Load the whole dataset in RAM

In order to avoid idle cycles for the GPU and ensure faster availability of the minibatches, I’d like to load in RAM the entire datasets I work upon, for I have observed that none of the datasets I had in my hands so far exceeded in size the overall capacity of my main memory.

I’m particularly interested in vision and tabular datasets

The topic has been discussed before, but the threads I found are either quite old (2017) or a bit vague, or both.

2 Likes

You should customize a little bit an ImageList to do that (I’m guessing it’s for images since in the other applications, the whole dataset is loaded in RAM).

1 Like

I’ll try and delve into ImageList. If I manage to succeed, I’ll eventually sumbit a PR with a new optional arg for doing that. If not, I’ll call for help.
On the other hand, I ignored (due to my own negligence) that for other applications that was the defaut behaviour. Thanks!

2 Likes

Has anyone figured this out? This seems like loading the entire dataset in RAM would reduce a major bottleneck for small image datasets.

1 Like

Yes you could use this:

Will lazy load the images into a dict and speeds up epoch time.

class MemoryImageList(ImageList):
    _map = {}
    def open(self, i):
        item = self._map.get(str(i))
        if isinstance(item, Image):
            return item
        item = super().open(i)
        self._map[str(i)] = item
        return item
data = MemoryImageList.from_folder(untar_data(URLs.MNIST)/'training').split_by_rand_pct(.2, seed=1).label_from_folder().databunch(bs=128).normalize(imagenet_stats)
learn = cnn_learner(data, models.resnet18, metrics=accuracy)
learn.fit_one_cycle(3)

Demo Notebook

4 Likes

Here’s a version that loads or purges the full dataset on command.

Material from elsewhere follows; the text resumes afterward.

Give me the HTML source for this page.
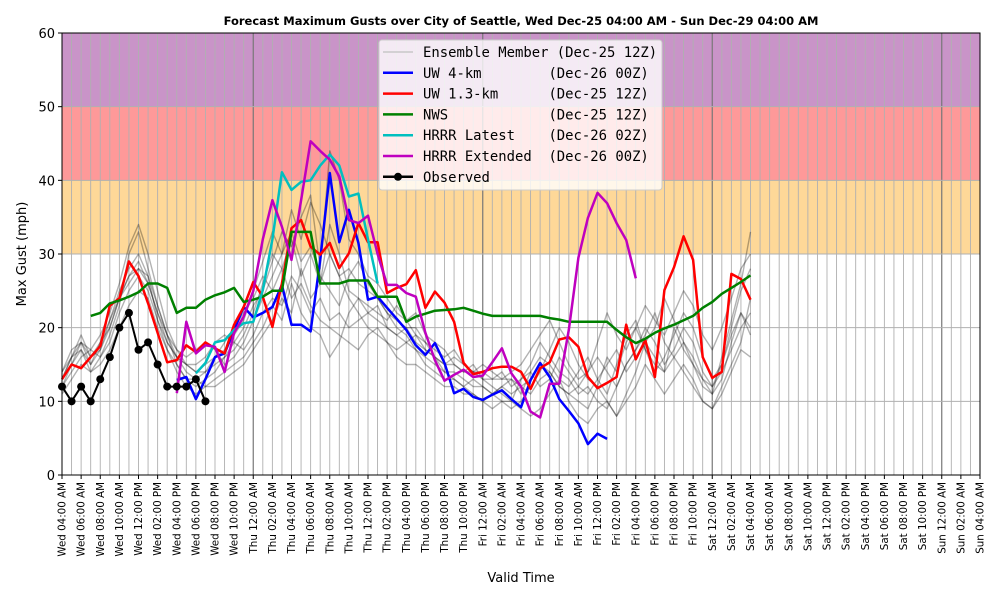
<!DOCTYPE html>
<html><head><meta charset="utf-8"><style>
html,body{margin:0;padding:0;background:#fff;}
svg{display:block;font-family:"DejaVu Sans","Liberation Sans",sans-serif;}
</style></head><body>
<svg id="chart" width="1000" height="600" xmlns="http://www.w3.org/2000/svg">
<text x="521" y="25" text-anchor="middle" font-size="11.5" font-weight="bold">Forecast Maximum Gusts over City of Seattle, Wed Dec-25 04:00 AM - Sun Dec-29 04:00 AM</text>
<g id="bands"></g><g id="grid"></g><g id="series"></g>
<rect x="62" y="33" width="918" height="442" fill="none" stroke="#000" stroke-width="1"/>
<g id="axes"></g>
<text transform="translate(26,254) rotate(-90)" text-anchor="middle" font-size="13">Max Gust (mph)</text>
<text x="521" y="582" text-anchor="middle" font-size="13">Valid Time</text>
<g id="legend"></g>
</svg>
<script>
const yTicks=[0,10,20,30,40,50,60];
const days=["Wed","Thu","Fri","Sat","Sun"];
const observed=[12,10,12,10,13,16,20,22,17,18,15,12,12,12,13,10];
const uw13=[13,15,14.5,16,17.5,23,24,29,27,23.3,19.3,15.3,15.6,17.6,16.7,18,17.2,16.5,20.4,22.8,26.2,24.2,20.1,26,33.5,34.6,31,29.9,31.5,28.1,30.1,34.2,31.6,31.6,24.7,25.4,25.9,27.8,22.7,24.9,23.4,20.8,15.2,13.7,14,14.5,14.7,14.7,14,11.7,14.5,15.3,18.4,18.7,17.4,13.3,11.8,12.5,13.3,20.4,15.7,18.3,13.3,25.1,28.2,32.4,29.2,16,13.2,14,27.3,26.6,23.8];
const uw4Start=12;
const uw4=[12.9,13.3,10.3,13,16,16.5,19.7,22.8,21.4,22,22.8,25.8,20.4,20.4,19.5,29.2,41,31.6,36,31.5,23.8,24.2,22.7,21.2,19.7,17.6,16.3,17.9,15.2,11.1,11.7,10.6,10.2,10.9,11.5,10.3,9.2,12.9,15.2,13.3,10.3,8.7,7,4.2,5.6,4.9];
const nwsStart=3;
const nws=[21.6,22,23.3,23.7,24.2,24.8,26,26,25.4,22,22.7,22.7,23.8,24.4,24.8,25.4,23.5,23.8,24.2,25,25,33,33,33,26,26,26,26.4,26.4,26.4,24.2,24.2,24.2,20.8,21.5,21.9,22.3,22.4,22.5,22.7,22.3,21.9,21.6,21.6,21.6,21.6,21.6,21.6,21.3,21.1,20.8,20.8,20.8,20.8,20.8,19.7,18.7,17.9,18.5,19.3,19.9,20.4,21,21.6,22.7,23.5,24.6,25.4,26.2,27.1];
const hrrrStart=14;
const hrrr=[13.8,15.2,18,18.3,19.7,20.6,20.8,25.1,32,41.1,38.7,39.8,40,42,43.5,42,37.8,38.2,32,26];
const hrrrxStart=12;
const hrrrx=[11.1,20.8,16.5,17.6,17.4,14,19.3,21.5,25,32,37.3,33.7,29.2,37.3,45.3,44,42.8,40.5,34.6,34.2,35.2,30,25.8,25.8,24.7,24.2,19.3,15.6,12.8,13.6,14.3,13.3,13.5,15.3,17.2,13.8,12,8.6,7.8,12.4,12.4,19.7,29.5,34.9,38.3,36.9,34.2,31.9,26.7];
const m1=[13,16,19,16,17,20,24,27,29,26,22,18,16,15,14,14,15,16,17,19,22,26,30,28,32,27,30,26,34,30,25,24,22,21,20,19,20,18,17,16,15,16,15,14,14,13,13,13,12,11,13,14,12,11,10,9,12,16,14,18,20,17,15,14,20,17,15,12,11,13,18,22,20];
const m2=[12,15,17,14,16,19,23,30,33,28,23,19,15,13,12,13,14,16,18,20,23,25,29,33,31,35,38,28,44,40,32,30,27,26,24,22,21,22,19,18,17,15,14,15,13,12,11,10,13,15,18,16,14,13,11,12,10,9,12,15,17,19,22,18,16,14,12,10,9,12,15,18,24];
const m3=[14,17,18,15,18,21,25,28,30,27,21,17,14,12,11,12,13,14,15,16,18,20,23,21,26,22,20,19,16,18,22,24,23,22,21,23,21,19,18,16,14,13,12,11,10,11,12,13,11,14,16,15,13,12,14,16,13,11,15,19,21,17,14,16,19,22,20,16,13,15,20,25,28];
const m4=[12,14,16,17,19,22,26,31,34,30,25,20,17,16,17,18,17,15,16,18,21,24,27,30,33,29,31,27,25,23,27,29,26,24,22,20,19,17,16,15,14,14,13,12,12,11,10,9,10,12,14,17,20,18,15,13,12,10,8,11,14,18,20,24,21,18,15,13,11,16,21,26,33];
const m5=[13,16,18,17,16,18,22,25,27,25,21,18,16,14,13,14,16,18,20,22,24,27,25,28,24,26,23,21,20,19,18,17,19,20,18,17,18,17,15,14,13,13,12,13,12,11,12,11,12,13,15,14,12,11,12,14,16,14,12,15,17,20,18,15,17,20,18,14,12,15,19,22,19];
const m6=[11,13,15,14,15,17,20,23,25,24,20,17,15,13,13,12,12,13,14,15,17,19,21,24,22,28,24,26,30,27,24,22,20,19,18,16,15,15,14,13,12,12,11,11,10,9,10,10,9,8,9,11,13,10,8,7,9,10,8,10,12,15,13,11,13,15,13,10,9,11,14,17,16];
const m7=[13,15,18,16,18,20,24,27,28,26,22,19,17,15,14,15,16,17,19,21,25,29,33,30,36,32,37,34,30,27,28,26,25,24,22,21,20,20,18,17,16,17,15,14,15,14,13,14,15,17,19,21,18,15,13,14,18,22,19,17,20,23,21,19,22,25,23,19,17,20,24,28,30];
const m8=[14,16,17,15,17,21,24,26,28,27,23,19,16,15,15,16,18,19,18,17,19,22,24,23,27,25,22,24,21,22,20,21,22,23,20,19,18,19,17,16,15,15,14,14,13,13,14,12,13,14,12,13,16,14,12,11,13,15,17,14,16,18,16,14,16,18,16,13,12,14,17,20,22];
const members=[m1,m2,m3,m4,m5,m6,m7,m8];

const NS="http://www.w3.org/2000/svg";
const X0=62,X1=980,Y0=475,Y1=33,NH=96;
const xs=h=>X0+(X1-X0)*h/NH;
const ys=v=>Y0-(Y0-Y1)*v/60;
function mk(parent,tag,attrs){const e=document.createElementNS(NS,tag);for(const k in attrs)e.setAttribute(k,attrs[k]);document.getElementById(parent).appendChild(e);return e;}

let e;
e=mk('bands','rect',{x:X0,y:ys(40),width:X1-X0,height:ys(30)-ys(40),fill:'#fed898'});


e=mk('bands','rect',{x:X0,y:ys(50),width:X1-X0,height:ys(40)-ys(50),fill:'#fe9999'});


e=mk('bands','rect',{x:X0,y:ys(60),width:X1-X0,height:ys(50)-ys(60),fill:'#c994c8'});



for(let h=0;h<=NH;h++){
  const mid=(h+4)%24===0;
  e=mk('grid','line',{x1:xs(h),x2:xs(h),y1:Y1,y2:Y0,stroke:mid?'#777':'#b0b0b0','stroke-width':mid?1.2:0.9});
  
  
}
yTicks.forEach(v=>{
  e=mk('grid','line',{x1:X0,x2:X1,y1:ys(v),y2:ys(v),stroke:'#b0b0b0','stroke-width':1});
  
  
  e=mk('axes','line',{x1:X0-4,x2:X0,y1:ys(v),y2:ys(v),stroke:'#000'});
  
  
  e=mk('axes','text',{x:X0-7,y:ys(v)+5,'text-anchor':'end','font-size':13});
  e.textContent=v;
  
  
});
for(let h=0;h<=NH;h+=2){
  const x=xs(h);
  e=mk('axes','line',{x1:x,x2:x,y1:Y0,y2:Y0+4,stroke:'#000'});
  
  
  const t=h+4, d=days[Math.floor(t/24)], hr=t%24, h12=hr%12===0?12:hr%12;
  const lab=d+' '+String(h12).padStart(2,'0')+':00 '+(hr<12?'AM':'PM');
  e=mk('axes','text',{transform:`translate(${x+3.5},${Y0+7}) rotate(-90)`,'text-anchor':'end','font-size':10.3});
  e.textContent=lab;
  
  
}
function line(arr,start,color,w,op,name){
  const pts=arr.map((v,i)=>xs(start+i).toFixed(1)+','+ys(v).toFixed(1)).join(' ');
  const p=mk('series','polyline',{points:pts,fill:'none',stroke:color,'stroke-width':w,'stroke-opacity':op,'stroke-linejoin':'round'});
  
  
}
members.forEach((m,i)=>line(m,0,'#000',1.4,0.3,'ensemble-member-line'));
line(uw4,uw4Start,'#0000ff',2.5,1,'uw-4km-line');
line(uw13,0,'#ff0000',2.5,1,'uw-1p3km-line');
line(nws,nwsStart,'#008000',2.5,1,'nws-line');
line(hrrr,hrrrStart,'#00bfbf',2.5,1,'hrrr-latest-line');
line(hrrrx,hrrrxStart,'#bf00bf',2.5,1,'hrrr-extended-line');
line(observed,0,'#000',2,1,'observed-line');
observed.forEach((v,i)=>{
  e=mk('series','circle',{cx:xs(i),cy:ys(v),r:4,fill:'#000'});
  
  
});

e=mk('legend','rect',{x:379,y:40,width:283,height:150,rx:3,fill:'#fff','fill-opacity':0.8,stroke:'#ccc'});


const legNames=["Ensemble Member (Dec-25 12Z)","UW 4-km        (Dec-26 00Z)","UW 1.3-km      (Dec-25 12Z)","NWS            (Dec-25 12Z)","HRRR Latest    (Dec-26 02Z)","HRRR Extended  (Dec-26 00Z)","Observed"];
const legColors=['#c8c8c8','#0000ff','#ff0000','#008000','#00bfbf','#bf00bf','#000'];
legNames.forEach((n,i)=>{
  const y=52+i*20.8;
  e=mk('legend','line',{x1:383,x2:413,y1:y,y2:y,stroke:legColors[i],'stroke-width':i==0?1.5:2.5});
  
  
  if(i==6){e=mk('legend','circle',{cx:398,cy:y,r:4,fill:'#000'});
    
    }
  e=mk('legend','text',{x:423,y:y+5,'font-size':13.9,'font-family':'"DejaVu Sans Mono","Liberation Mono",monospace','xml:space':'preserve'});
  e.style.whiteSpace='pre';
  e.textContent=n;
  
  
});
</script>
</body></html>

class ImageListInMemory(ImageList):
    _bunch,_square_show,_square_show_res = ImageDataBunch,True,True
    def __init__(self, *args, convert_mode='RGB', after_open=None, **kwargs):
        super().__init__(*args, **kwargs, convert_mode=convert_mode, after_open=after_open)
        self.loaded = False

    def load_data(self):
        if not self.loaded:
            self.images = [open_image(item, convert_mode=self.convert_mode, after_open=self.after_open)
                           for item in self.items]
            self.loaded = True

    def purge(self):
        if self.loaded:
            self.images = None
            gc.collect()
            self.loaded = False

    def get(self, i):
        if self.loaded:
            res = self.images[i]
            self.sizes[i] = res.size
            return res

        else:
            res = super().get(i)
            self.sizes[i] = res.size
            return res  

I’m actually trying to figure this out for a GAN itemlist. The difference is for a GAN, your image items are set as labels. Does anyone know what function loads labels? I’d want to alter that to pull from a pre-loaded list of images.

2 Likes

You set the label class with label_cls in your label call of the data block API.